Analyzing future weak lensing data sets from KIDS, DES, LSST, Euclid, WFIRST requires precise predictions for the weak lensing measures. In this paper we present a weak lensing prediction code based on the Coyote Universe emulator. The Coyote Universe emulator predicts the (non-linear) power spectrum of density fluctuations (P_delta) to high accuracy for k \in [0.002;3.4] h/Mpc within the redshift interval z \in [0;1], outside this regime we extend P_delta using a modified Halofit code. This pipeline is used to calculate various second-order cosmic shear statistics, e.g., shear power spectrum, shear-shear correlation function, ring statistics and COSEBIs (Complete Orthogonal Set of EB-mode Integrals), and we examine how the upper limit in k (and z) to which P_delta is known, impacts on these statistics.

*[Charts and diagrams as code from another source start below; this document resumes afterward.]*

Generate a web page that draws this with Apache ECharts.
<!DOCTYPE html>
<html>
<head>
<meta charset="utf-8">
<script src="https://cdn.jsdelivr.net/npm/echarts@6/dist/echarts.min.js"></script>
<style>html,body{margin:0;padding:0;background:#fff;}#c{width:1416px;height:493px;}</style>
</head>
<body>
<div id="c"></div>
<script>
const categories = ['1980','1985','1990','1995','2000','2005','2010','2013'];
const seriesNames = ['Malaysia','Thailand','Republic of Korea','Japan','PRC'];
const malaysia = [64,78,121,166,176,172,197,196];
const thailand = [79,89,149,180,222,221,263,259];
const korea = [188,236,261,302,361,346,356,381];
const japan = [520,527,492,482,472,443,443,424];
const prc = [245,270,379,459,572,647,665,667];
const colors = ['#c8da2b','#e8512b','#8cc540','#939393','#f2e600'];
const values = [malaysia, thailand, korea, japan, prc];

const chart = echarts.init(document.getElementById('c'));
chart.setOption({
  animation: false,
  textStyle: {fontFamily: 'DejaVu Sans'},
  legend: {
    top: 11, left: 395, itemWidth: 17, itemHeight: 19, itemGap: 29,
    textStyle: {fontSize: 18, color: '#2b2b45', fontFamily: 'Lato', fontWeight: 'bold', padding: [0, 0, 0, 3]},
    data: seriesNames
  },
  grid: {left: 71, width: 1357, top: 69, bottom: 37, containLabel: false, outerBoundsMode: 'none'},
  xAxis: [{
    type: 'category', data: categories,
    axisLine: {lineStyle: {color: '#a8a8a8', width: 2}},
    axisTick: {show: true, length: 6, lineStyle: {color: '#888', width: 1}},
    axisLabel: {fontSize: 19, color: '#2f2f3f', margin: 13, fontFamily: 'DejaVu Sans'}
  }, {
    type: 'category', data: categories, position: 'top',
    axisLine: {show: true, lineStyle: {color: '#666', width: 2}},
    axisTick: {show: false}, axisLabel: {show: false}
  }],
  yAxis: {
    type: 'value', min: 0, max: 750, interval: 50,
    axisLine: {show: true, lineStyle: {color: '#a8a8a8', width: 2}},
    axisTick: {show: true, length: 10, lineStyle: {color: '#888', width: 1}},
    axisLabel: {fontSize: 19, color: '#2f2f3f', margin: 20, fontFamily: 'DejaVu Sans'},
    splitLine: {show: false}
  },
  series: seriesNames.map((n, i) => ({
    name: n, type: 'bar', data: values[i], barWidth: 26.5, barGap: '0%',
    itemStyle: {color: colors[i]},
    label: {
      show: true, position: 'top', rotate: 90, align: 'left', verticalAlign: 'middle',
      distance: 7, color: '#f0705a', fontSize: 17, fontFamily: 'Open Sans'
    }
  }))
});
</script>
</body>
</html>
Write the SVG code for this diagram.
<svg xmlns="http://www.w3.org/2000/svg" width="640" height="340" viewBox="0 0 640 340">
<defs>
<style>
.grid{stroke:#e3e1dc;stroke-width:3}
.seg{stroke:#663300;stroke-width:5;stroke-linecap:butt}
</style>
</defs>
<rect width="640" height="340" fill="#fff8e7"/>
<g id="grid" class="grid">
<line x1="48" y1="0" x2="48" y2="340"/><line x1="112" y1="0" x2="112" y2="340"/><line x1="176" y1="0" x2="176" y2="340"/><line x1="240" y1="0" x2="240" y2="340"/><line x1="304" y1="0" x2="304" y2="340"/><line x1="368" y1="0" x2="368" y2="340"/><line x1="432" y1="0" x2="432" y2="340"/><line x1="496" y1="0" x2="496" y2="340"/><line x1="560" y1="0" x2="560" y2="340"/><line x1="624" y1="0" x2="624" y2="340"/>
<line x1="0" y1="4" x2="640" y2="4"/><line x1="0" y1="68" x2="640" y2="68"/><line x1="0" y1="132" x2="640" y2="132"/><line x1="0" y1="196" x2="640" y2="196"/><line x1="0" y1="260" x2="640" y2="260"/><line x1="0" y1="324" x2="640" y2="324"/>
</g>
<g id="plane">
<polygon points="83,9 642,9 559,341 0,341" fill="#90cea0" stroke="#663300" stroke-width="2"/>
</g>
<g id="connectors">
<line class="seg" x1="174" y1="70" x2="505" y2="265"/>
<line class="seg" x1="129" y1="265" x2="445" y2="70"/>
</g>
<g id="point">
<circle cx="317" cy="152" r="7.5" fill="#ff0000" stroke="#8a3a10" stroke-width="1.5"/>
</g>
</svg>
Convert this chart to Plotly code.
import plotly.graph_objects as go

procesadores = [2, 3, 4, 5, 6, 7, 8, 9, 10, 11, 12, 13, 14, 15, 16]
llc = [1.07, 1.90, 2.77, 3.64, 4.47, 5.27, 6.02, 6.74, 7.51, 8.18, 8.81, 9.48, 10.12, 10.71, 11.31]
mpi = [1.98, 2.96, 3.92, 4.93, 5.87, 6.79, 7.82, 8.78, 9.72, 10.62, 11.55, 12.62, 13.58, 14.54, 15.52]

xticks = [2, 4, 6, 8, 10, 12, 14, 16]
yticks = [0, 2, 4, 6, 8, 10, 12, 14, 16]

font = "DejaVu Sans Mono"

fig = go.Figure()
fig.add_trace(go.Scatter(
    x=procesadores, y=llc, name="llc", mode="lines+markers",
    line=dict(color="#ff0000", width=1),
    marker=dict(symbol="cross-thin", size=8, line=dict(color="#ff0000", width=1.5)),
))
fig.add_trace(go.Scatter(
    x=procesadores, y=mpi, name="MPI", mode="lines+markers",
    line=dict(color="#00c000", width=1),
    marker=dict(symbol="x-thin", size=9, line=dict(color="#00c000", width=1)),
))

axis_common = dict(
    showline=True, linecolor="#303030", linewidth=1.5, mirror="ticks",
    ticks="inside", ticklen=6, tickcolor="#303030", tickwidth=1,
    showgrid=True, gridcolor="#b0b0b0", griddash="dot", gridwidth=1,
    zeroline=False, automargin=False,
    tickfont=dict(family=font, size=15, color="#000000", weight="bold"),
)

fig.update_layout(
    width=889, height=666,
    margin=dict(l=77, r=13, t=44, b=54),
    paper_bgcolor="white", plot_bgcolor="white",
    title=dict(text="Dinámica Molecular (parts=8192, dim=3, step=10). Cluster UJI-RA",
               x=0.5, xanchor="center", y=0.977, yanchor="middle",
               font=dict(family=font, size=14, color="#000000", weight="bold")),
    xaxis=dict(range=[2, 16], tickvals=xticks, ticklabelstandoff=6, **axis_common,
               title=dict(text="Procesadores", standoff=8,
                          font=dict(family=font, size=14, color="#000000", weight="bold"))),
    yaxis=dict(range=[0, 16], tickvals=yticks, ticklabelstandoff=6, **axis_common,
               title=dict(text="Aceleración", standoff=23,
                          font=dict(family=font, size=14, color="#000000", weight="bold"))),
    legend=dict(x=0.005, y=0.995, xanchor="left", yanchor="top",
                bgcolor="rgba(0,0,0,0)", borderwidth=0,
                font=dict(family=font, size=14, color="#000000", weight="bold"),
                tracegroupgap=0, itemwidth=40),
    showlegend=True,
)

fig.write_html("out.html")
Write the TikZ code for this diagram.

For example, we find that k_max~8 h/Mpc causes a bias in the shear power spectrum at l~4000 that is comparable to the statistical errors (intrinsic shape-noise and cosmic variance) of a DES-like survey, whereas for LSST-like errors k_max~15 h/Mpc is needed to limit the bias at l~4000. For the most recently developed second-order shear statistics, the COSEBIs, we find that 9 modes can be calculated accurately knowing P_delta to k_max=10 h/Mpc. The COSEBIs allow for an EB-mode decomposition using a shear-shear correlation function measured over a finite range, thereby avoiding any EB-mode mixing due to finite survey size. We perform a detailed study in a 5-dimensional parameter space in order to examine whether all cosmological information is captured by these 9 modes with the result that already 7-8 modes are sufficient.